Natürlich: Jeder, der will, kann diese Texte im Internet lesen und herunterladen. Jeder ist frei, CDs zu erwerben, auf denen all dies verbreitet wird. Trotzdem existiert ein gravierender Unterschied zwischen Internet, CD und einem Live-Event, das bewusst auf Massenwirkung setzt und Begeisterung auch für Inhalte generieren kann, die die Hörerschaft bei klarem Verstand nicht goutiert hätte.
Man könnte also sehr wohl erwägen, zwar nicht den Auftritt des Rappers, wohl aber einzelne Lieder zu verbieten – einfach, um zu zeigen, was Gesellschaft schätzt und was nicht. Denn abgesehen davon, dass die Rapper-Szene ganz allgemein unter spätpubertären Allmachtsphantasien leidet, stellt sich doch die Frage, ob man dies immer wieder öffentlich zelebrieren muss: das so verzweifelt beschriene Männlichkeits-Ideal, das außer Hass und Unreife oft wenig bietet.
Zwar passt solches Gedankengut gut zur Verfasstheit unserer Gesellschaft, die – schizophren – aus dauerpubertierenden Vierzigern einerseits und immer mehr Alten andererseits besteht. Trotzdem bedeuten etliche Bushido-Texte in puncto Respekt und Gleichberechtigung einen Rollback sondergleichen. Wer dem tatenlos zuhört, verhält sich ähnlich „tolerant“ wie jene, die sexistische Magazine am Zeitungsstand zuoberst legen, weil sie sich so besser verkaufen. In Skandinavien zum Beispiel liegen die da nicht. An den Gedanken der Leute ändert das vielleicht nichts. Wohl aber vermittelt es ein Gefühl für das, was eine Gesellschaft für tolerabel hält und was nicht.
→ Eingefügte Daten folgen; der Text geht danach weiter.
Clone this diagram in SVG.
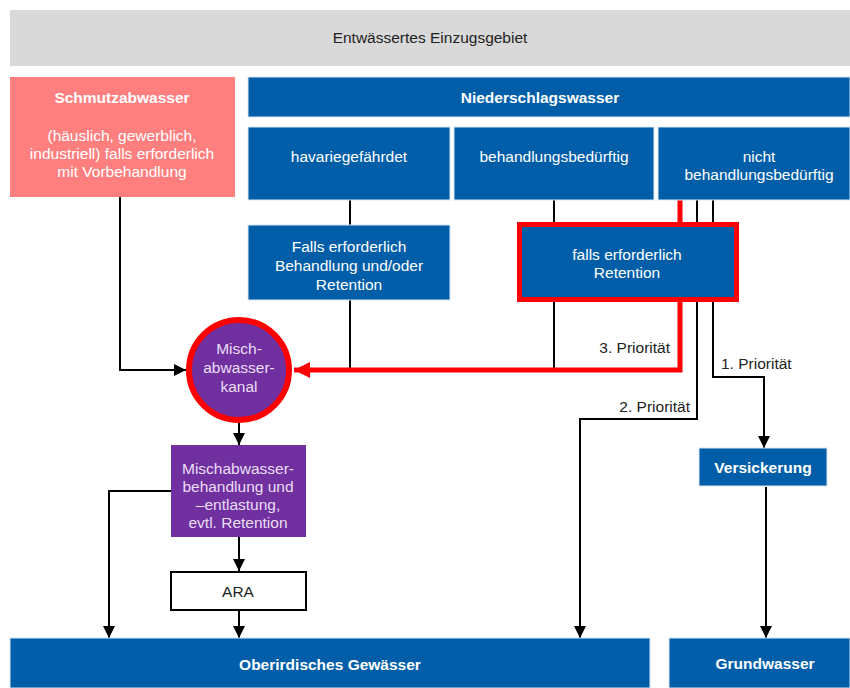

Und wenn man schon so stark auf die Jugend setzt: Warum soll man nicht damit beginnen, ihnen einen neuen Zeitgeist zu backen, der da sagt: Ausländer- und Frauenhass sind einfach uncool. Für die, die um jeden Preis „in“ sein wollen – und das sind viele – wäre es genau die richtige Methode. Das Verbot intoleranter Liedtexte könnte ein Anfang sein.